Cette véritable révolution de la façon de cultiver allait permettre de multiplier le rendement des céréales par près de 3 au cours du siècle, sans aucun apport d’engrais chimique !

La richesse venue des animaux

La fin de la jachère et l’avènement d’un assolement triennal bien plus productif ont pu se faire grâce à la sole fourragère destinée aux herbivores. Et ces derniers allaient être aussi une source considérable de prospérité pour l’agriculture grâce à la vente de leurs produits, la laine la viande et lait.

La laine

La production de laine fut la première à se développer grâce au croisement de brebis de race beauceronne avec des béliers de race Mérinos venus d’Espagne, un texte de l’an dix parle en ces termes de l’élevage du mouton en Beauce et Perche « Le mouton beauceron est haut monté, d’une gosse stature et pèse de 80 à 90 livres ; il est tondu dans le mois de juin, sa laine est rude longue et épaisse, la toison en suint pèse communément 5 à 6 livres. Dans le perche, l’espèce est plus petite les toisons moins pesantes, mais la laine est plus fine, la toison ne pèse que 3 livres. On a croisé dans le département les races du pays avec des béliers espagnols. Depuis 5 ans ces troupeaux ont prospéré et le département d’Eure-et-Loir pourra bientôt contribuer de manière sensible à affranchir nos manufactures du tribut qu’elles paient à l’étranger ».
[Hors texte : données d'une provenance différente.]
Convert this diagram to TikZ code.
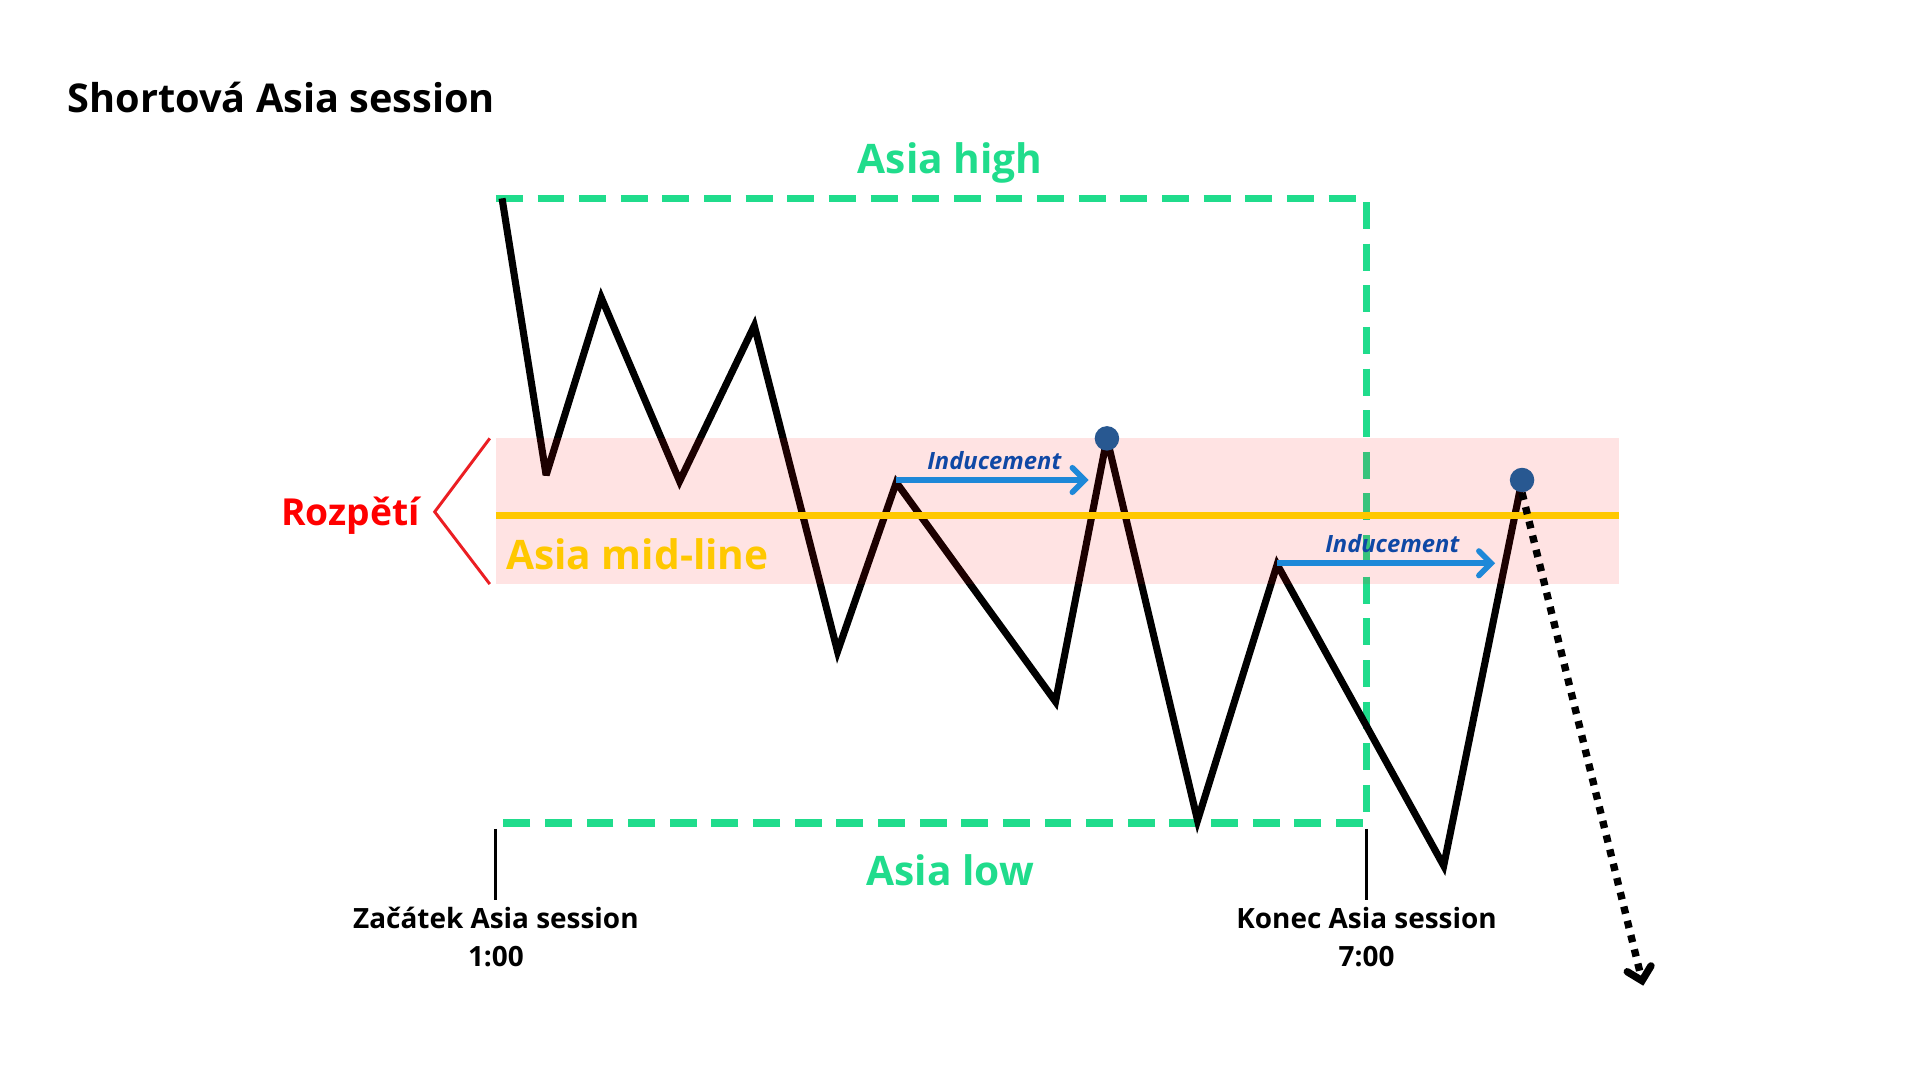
\documentclass[tikz,border=0pt]{standalone}
\usepackage{fontspec}
\setmainfont{Open Sans}
\usetikzlibrary{arrows.meta}
\definecolor{agreen}{RGB}{32,220,140}
\definecolor{ayellow}{RGB}{255,200,0}
\definecolor{ablue}{RGB}{30,136,216}
\definecolor{atext}{RGB}{15,72,165}
\definecolor{adot}{RGB}{40,88,145}
\definecolor{ared}{RGB}{255,0,0}
\definecolor{abrack}{RGB}{235,30,35}
\tikzset{
  biglabel/.style={font=\fontsize{16.6}{20}\selectfont\bfseries, inner sep=0pt},
  smalllabel/.style={font=\fontsize{11.4}{14}\selectfont\bfseries, inner sep=0pt, align=center},
  indlabel/.style={font=\fontsize{9.7}{12}\selectfont\bfseries\itshape, text=atext, inner sep=0pt},
  boxline/.style={agreen, line width=3pt, dash pattern=on 11pt off 6pt},
  price/.style={black, line width=2.9pt, line join=miter, miter limit=4},
  indarrow/.style={ablue, line width=2.3pt, -{Straight Barb[length=5pt,width=10pt,line cap=round]}},
  tick/.style={black, line width=1.25pt},
  pdot/.style={circle, fill=adot, minimum size=10pt, inner sep=0pt},
}
\begin{document}
\begin{tikzpicture}[x=0.5pt, y=-0.5pt]
\useasboundingbox (0,0) rectangle (1568,882);
% title
\node[biglabel, font=\fontsize{16.2}{20}\selectfont\bfseries, anchor=west] (title) at (55,80) {Shortová Asia session};
% green box
\coordinate (bl) at (405,672);
\coordinate (tl) at (405,162);
\coordinate (tr) at (1116,162);
\coordinate (br) at (1116,672);
\draw[boxline] (tl) -- (tr) -- (br) -- (bl);
\node[biglabel, text=agreen] (high) at (776,133) {Asia high};
\node[biglabel, text=agreen] (low) at (776,711) {Asia low};
% price path
\coordinate (p0) at (410,162);
\coordinate (p1) at (446,388);
\coordinate (p2) at (491,243);
\coordinate (p3) at (555,393);
\coordinate (p4) at (616,266);
\coordinate (p5) at (684,532);
\coordinate (p6) at (732,394);
\coordinate (p7) at (862,573);
\coordinate (p8) at (904,358);
\coordinate (p9) at (978,670);
\coordinate (p10) at (1043,461);
\coordinate (p11) at (1179,707);
\coordinate (p12) at (1243,392);
\draw[price] (p0) -- (p1) -- (p2) -- (p3) -- (p4) -- (p5) -- (p6) -- (p7) -- (p8) -- (p9) -- (p10) -- (p11) -- (p12);
% range band
\fill[ared, opacity=0.11] (405,358) rectangle (1322,477);
\draw[ayellow, line width=3pt] (405,421) -- (1322,421);
\node[biglabel, text=ayellow, anchor=west] (mid) at (413,453) {Asia mid-line};
% bracket
\coordinate (b1) at (400,358);
\coordinate (b2) at (355,418);
\coordinate (b3) at (400,477);
\draw[abrack, line width=1.2pt] (b1) -- (b2) -- (b3);
\node[font=\fontsize{15.2}{18}\selectfont\bfseries, text=ared, inner sep=0pt, anchor=east] (rozp) at (343,421) {Rozpětí};
% inducement arrows
\coordinate (i1s) at (732,392);
\coordinate (i1e) at (889,392);
\draw[indarrow] (i1s) -- (i1e);
\node[indlabel] (ind1) at (812,376) {Inducement};
\coordinate (i2s) at (1043,460);
\coordinate (i2e) at (1221,460);
\draw[indarrow] (i2s) -- (i2e);
\node[indlabel] (ind2) at (1137,444) {Inducement};
% dots
\node[pdot] (d1) at (p8) {};
\node[pdot] (d2) at (p12) {};
% dotted continuation
\coordinate (dend) at (1342,805);
\draw[black, line width=3pt, dash pattern=on 3pt off 3pt, -{Straight Barb[length=5pt,width=10pt,line cap=round]}] (d2.south) -- (dend);
% session ticks
\coordinate (t1a) at (405,677);
\coordinate (t1b) at (405,735);
\coordinate (t2a) at (1116,677);
\coordinate (t2b) at (1116,735);
\draw[tick] (t1a) -- (t1b);
\draw[tick] (t2a) -- (t2b);
\node[smalllabel] (start) at (405,750) {Začátek Asia session};
\node[smalllabel] (start2) at (405,781) {1:00};
\node[smalllabel] (end) at (1116,750) {Konec Asia session};
\node[smalllabel] (end2) at (1116,781) {7:00};
\end{tikzpicture}
\end{document}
La prospérité du mouton mérinos allait durer jusqu’au milieu du siècle pour atteindre 1 million de moutons. Ensuite la concurrence de l’élevage extensif australien allait ruiner cet élevage suite à un prix de la laine divisé par 5. Mais l’élevage de moutons allait évoluer vers la production d’agneaux gras vendus au marché de la Villette, jusqu’à 100 000 par an. De sorte qu’avec un effectif moindre l’élevage de mouton est devenu aussi profitable qu’auparavant.

La viande et le lait

La production bovine connut aussi un développement important. En 1825 le rapport du président de la société d’agriculture de Chartres fait état de la situation dans la Beauce et le Perche : en Beauce s’est développée une population bovine de grande taille en vue de la production de veaux gras à destination de la région parisienne, alors que les vaches se limitent à 4 ou 5 par exploitation, destinées à nourrir le personnel et les gens du village. Dans le Perche c’est la situation inverse, les troupeaux de 10-15 vaches prospèrent pour nourrir une population locale grosse consommatrice de beurre et fromage faits à la ferme, ainsi que de pommes à couteau et de pommes à cidre venant des prés et vergers où pâturent les vaches. Il en est de même dans l’entre Beauce et Perche et notamment dans le Thymerais où le pommier figure comme production dominante.